Signe que la « rébellion » n’est pas la seule cible du régime et que ce dernier a bien l’intention de se débarrasser de tous les « géneurs », la législation est modifiée pour criminaliser toute forme de dissidence.
Tel est l’objectif de l’ordonnance du 12 mars 1962 « portant répression de la subversion », qui interdit en pratique l’expression de tout désaccord avec le régime. « Le président a donné un caractère total à la lutte contre les agents de la subversion et contre tous ceux qui pourraient ne pas épouser pleinement les thèses du régime », commente alors l’ambassadeur de France dans un rapport confidentiel transmis au ministère français des Affaires étrangères.
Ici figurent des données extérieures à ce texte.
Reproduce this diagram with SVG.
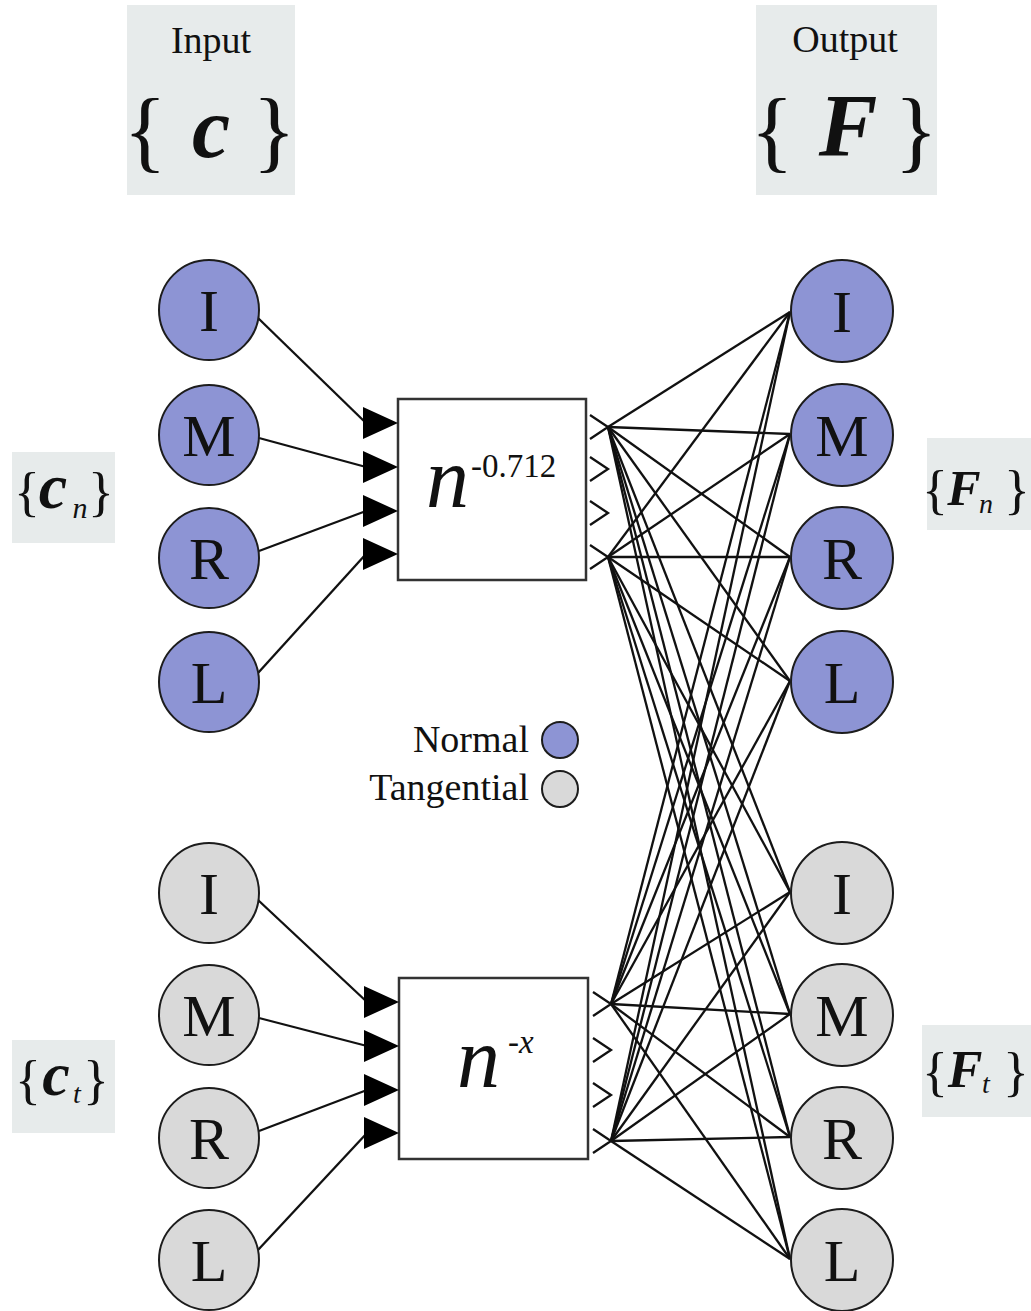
<svg xmlns="http://www.w3.org/2000/svg" xmlns:xlink="http://www.w3.org/1999/xlink" width="1031" height="1311" viewBox="0 0 1031 1311">
  <style>
    .lbl { fill: #e7ebeb; }
    .serif { font-family: "Liberation Serif", "Times New Roman", serif; fill: #111; }
    .bi { font-weight: bold; font-style: italic; }
    .it { font-style: italic; }
    .nrm { fill: #8d94d4; stroke: #1c1c1c; stroke-width: 2; }
    .tan { fill: #d9d9d9; stroke: #1c1c1c; stroke-width: 2; }
    .box { fill: #ffffff; stroke: #333; stroke-width: 2.5; }
    .wire { stroke: #111; stroke-width: 2.3; fill: none; }
    .chev { stroke: #111; stroke-width: 2.3; fill: none; }
    .letter { font-size: 60px; text-anchor: middle; }
  </style>
  <defs>
    <path id="tri" d="M -35 -16 L 0 0 L -35 16 Z" fill="#000"/>
    <path id="chev" d="M -18 -12 L 0 0 L -18 12" class="chev"/>
  </defs>

  <rect width="1031" height="1311" fill="#ffffff"/>

  <!-- heading labels -->
  <g id="input-label">
    <rect class="lbl" x="127" y="5" width="168" height="190"/>
    <text class="serif" x="211" y="53" font-size="38" text-anchor="middle">Input</text>
    <text class="serif" x="145" y="161" font-size="90" text-anchor="middle">{</text>
    <text class="serif bi" x="211" y="157" font-size="86" text-anchor="middle">c</text>
    <text class="serif" x="274" y="161" font-size="90" text-anchor="middle">}</text>
  </g>
  <g id="output-label">
    <rect class="lbl" x="756" y="5" width="181" height="190"/>
    <text class="serif" x="845" y="52" font-size="38" text-anchor="middle">Output</text>
    <text class="serif" x="772" y="161" font-size="90" text-anchor="middle">{</text>
    <text class="serif bi" x="848" y="155" font-size="88" text-anchor="middle">F</text>
    <text class="serif" x="916" y="161" font-size="90" text-anchor="middle">}</text>
  </g>

  <!-- side group labels -->
  <g id="cn-label">
    <rect class="lbl" x="12" y="452" width="103" height="91"/>
    <text class="serif" x="27" y="510" font-size="54" text-anchor="middle">{</text>
    <text class="serif bi" x="53" y="508" font-size="64" text-anchor="middle">c</text>
    <text class="serif it" x="80" y="518" font-size="30" text-anchor="middle">n</text>
    <text class="serif" x="101" y="510" font-size="54" text-anchor="middle">}</text>
  </g>
  <g id="fn-label">
    <rect class="lbl" x="927" y="438" width="104" height="92"/>
    <text class="serif" x="935" y="508" font-size="54" text-anchor="middle">{</text>
    <text class="serif bi" x="964" y="505" font-size="50" text-anchor="middle">F</text>
    <text class="serif it" x="986" y="513" font-size="28" text-anchor="middle">n</text>
    <text class="serif" x="1017" y="508" font-size="54" text-anchor="middle">}</text>
  </g>
  <g id="ct-label">
    <rect class="lbl" x="12" y="1040" width="103" height="93"/>
    <text class="serif" x="28" y="1098" font-size="54" text-anchor="middle">{</text>
    <text class="serif bi" x="56" y="1095" font-size="62" text-anchor="middle">c</text>
    <text class="serif it" x="77" y="1103" font-size="28" text-anchor="middle">t</text>
    <text class="serif" x="96" y="1098" font-size="54" text-anchor="middle">}</text>
  </g>
  <g id="ft-label">
    <rect class="lbl" x="922" y="1025" width="109" height="92"/>
    <text class="serif" x="935" y="1090" font-size="54" text-anchor="middle">{</text>
    <text class="serif bi" x="965" y="1087" font-size="52" text-anchor="middle">F</text>
    <text class="serif it" x="986" y="1093" font-size="28" text-anchor="middle">t</text>
    <text class="serif" x="1016" y="1090" font-size="54" text-anchor="middle">}</text>
  </g>

  <!-- connectors -->
  <g id="connectors" class="wire">
    <!-- inputs into the normal block -->
    <line x1="258" y1="318" x2="366" y2="423"/>
    <line x1="259" y1="438" x2="366" y2="467"/>
    <line x1="259" y1="551" x2="366" y2="511"/>
    <line x1="258" y1="673" x2="366" y2="554"/>
    <!-- inputs into the tangential block -->
    <line x1="258" y1="900" x2="367" y2="1002"/>
    <line x1="259" y1="1018" x2="367" y2="1046"/>
    <line x1="259" y1="1131" x2="367" y2="1090"/>
    <line x1="258" y1="1250" x2="367" y2="1133"/>
    <!-- fan-out from normal block, upper port -->
    <line x1="608" y1="427" x2="790" y2="312"/>
    <line x1="608" y1="427" x2="790" y2="434"/>
    <line x1="608" y1="427" x2="790" y2="557"/>
    <line x1="608" y1="427" x2="790" y2="681"/>
    <line x1="608" y1="427" x2="790" y2="892"/>
    <line x1="608" y1="427" x2="790" y2="1014"/>
    <line x1="608" y1="427" x2="790" y2="1137"/>
    <line x1="608" y1="427" x2="790" y2="1259"/>
    <!-- fan-out from normal block, lower port -->
    <line x1="608" y1="557" x2="790" y2="312"/>
    <line x1="608" y1="557" x2="790" y2="434"/>
    <line x1="608" y1="557" x2="790" y2="557"/>
    <line x1="608" y1="557" x2="790" y2="681"/>
    <line x1="608" y1="557" x2="790" y2="892"/>
    <line x1="608" y1="557" x2="790" y2="1014"/>
    <line x1="608" y1="557" x2="790" y2="1137"/>
    <line x1="608" y1="557" x2="790" y2="1259"/>
    <!-- fan-out from tangential block, upper port -->
    <line x1="611" y1="1004" x2="790" y2="312"/>
    <line x1="611" y1="1004" x2="790" y2="434"/>
    <line x1="611" y1="1004" x2="790" y2="557"/>
    <line x1="611" y1="1004" x2="790" y2="681"/>
    <line x1="611" y1="1004" x2="790" y2="892"/>
    <line x1="611" y1="1004" x2="790" y2="1014"/>
    <line x1="611" y1="1004" x2="790" y2="1137"/>
    <line x1="611" y1="1004" x2="790" y2="1259"/>
    <!-- fan-out from tangential block, lower port -->
    <line x1="611" y1="1141" x2="790" y2="312"/>
    <line x1="611" y1="1141" x2="790" y2="434"/>
    <line x1="611" y1="1141" x2="790" y2="557"/>
    <line x1="611" y1="1141" x2="790" y2="681"/>
    <line x1="611" y1="1141" x2="790" y2="892"/>
    <line x1="611" y1="1141" x2="790" y2="1014"/>
    <line x1="611" y1="1141" x2="790" y2="1137"/>
    <line x1="611" y1="1141" x2="790" y2="1259"/>
  </g>

  <!-- normal block -->
  <g id="block-normal">
    <rect class="box" x="398" y="399" width="188" height="181"/>
    <use xlink:href="#tri" x="398" y="423"/>
    <use xlink:href="#tri" x="398" y="467"/>
    <use xlink:href="#tri" x="398" y="511"/>
    <use xlink:href="#tri" x="398" y="554"/>
    <use xlink:href="#chev" x="608" y="427"/>
    <use xlink:href="#chev" x="608" y="469"/>
    <use xlink:href="#chev" x="608" y="513"/>
    <use xlink:href="#chev" x="608" y="557"/>
    <text class="serif it" x="426" y="507" font-size="86">n</text>
    <text class="serif" x="471" y="477" font-size="33">-0.712</text>
  </g>

  <!-- tangential block -->
  <g id="block-tangential">
    <rect class="box" x="399" y="978" width="189" height="181"/>
    <use xlink:href="#tri" x="399" y="1002"/>
    <use xlink:href="#tri" x="399" y="1046"/>
    <use xlink:href="#tri" x="399" y="1090"/>
    <use xlink:href="#tri" x="399" y="1133"/>
    <use xlink:href="#chev" x="611" y="1004"/>
    <use xlink:href="#chev" x="611" y="1050"/>
    <use xlink:href="#chev" x="611" y="1095"/>
    <use xlink:href="#chev" x="611" y="1141"/>
    <text class="serif it" x="457" y="1087" font-size="86">n</text>
    <text class="serif it" x="508" y="1053" font-size="33">-x</text>
  </g>

  <!-- input nodes, normal -->
  <g id="in-n-I"><circle class="nrm" cx="209" cy="310" r="50"/><text class="serif letter" x="209" y="331">I</text></g>
  <g id="in-n-M"><circle class="nrm" cx="209" cy="435" r="50"/><text class="serif letter" x="209" y="456">M</text></g>
  <g id="in-n-R"><circle class="nrm" cx="209" cy="558" r="50"/><text class="serif letter" x="209" y="579">R</text></g>
  <g id="in-n-L"><circle class="nrm" cx="209" cy="682" r="50"/><text class="serif letter" x="209" y="703">L</text></g>
  <!-- input nodes, tangential -->
  <g id="in-t-I"><circle class="tan" cx="209" cy="893" r="50"/><text class="serif letter" x="209" y="914">I</text></g>
  <g id="in-t-M"><circle class="tan" cx="209" cy="1015" r="50"/><text class="serif letter" x="209" y="1036">M</text></g>
  <g id="in-t-R"><circle class="tan" cx="209" cy="1138" r="50"/><text class="serif letter" x="209" y="1159">R</text></g>
  <g id="in-t-L"><circle class="tan" cx="209" cy="1260" r="50"/><text class="serif letter" x="209" y="1281">L</text></g>

  <!-- output nodes, normal -->
  <g id="out-n-I"><circle class="nrm" cx="842" cy="311" r="51"/><text class="serif letter" x="842" y="332">I</text></g>
  <g id="out-n-M"><circle class="nrm" cx="842" cy="435" r="51"/><text class="serif letter" x="842" y="456">M</text></g>
  <g id="out-n-R"><circle class="nrm" cx="842" cy="558" r="51"/><text class="serif letter" x="842" y="579">R</text></g>
  <g id="out-n-L"><circle class="nrm" cx="842" cy="682" r="51"/><text class="serif letter" x="842" y="703">L</text></g>
  <!-- output nodes, tangential -->
  <g id="out-t-I"><circle class="tan" cx="842" cy="893" r="51"/><text class="serif letter" x="842" y="914">I</text></g>
  <g id="out-t-M"><circle class="tan" cx="842" cy="1015" r="51"/><text class="serif letter" x="842" y="1036">M</text></g>
  <g id="out-t-R"><circle class="tan" cx="842" cy="1138" r="51"/><text class="serif letter" x="842" y="1159">R</text></g>
  <g id="out-t-L"><circle class="tan" cx="842" cy="1260" r="51"/><text class="serif letter" x="842" y="1281">L</text></g>

  <!-- legend -->
  <g id="legend">
    <text class="serif" x="529" y="752" font-size="38" text-anchor="end">Normal</text>
    <circle class="nrm" cx="560" cy="740" r="18"/>
    <text class="serif" x="529" y="800" font-size="38" text-anchor="end">Tangential</text>
    <circle class="tan" cx="560" cy="789" r="18"/>
  </g>
</svg>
De fait, les premières cibles de cette nouvelle législation ne sont autres que les quatre principaux responsables de ce qu’il reste alors d’opposition légale : à peine condamnés, les quatre hommes sont expédiés dans un centre d’internement administratif au Nord-Cameroun. Estimant cependant que l’ordonnance de 1962 est encore trop libérale, la présidence camerouraise décide de la durcir et de l’étendre encore l’année suivante en transférant notamment les cas de « subversion » des tribunaux correctionnels aux tribunaux militaires. La chape de plomb qui couvre le Cameroun est alors totale. La politique devient un théâtre d’ombres : l’opposition politique disparaît, le journalisme n’est plus qu’une mascarade et le peuple, pétrifié, se réfugie dans le silence.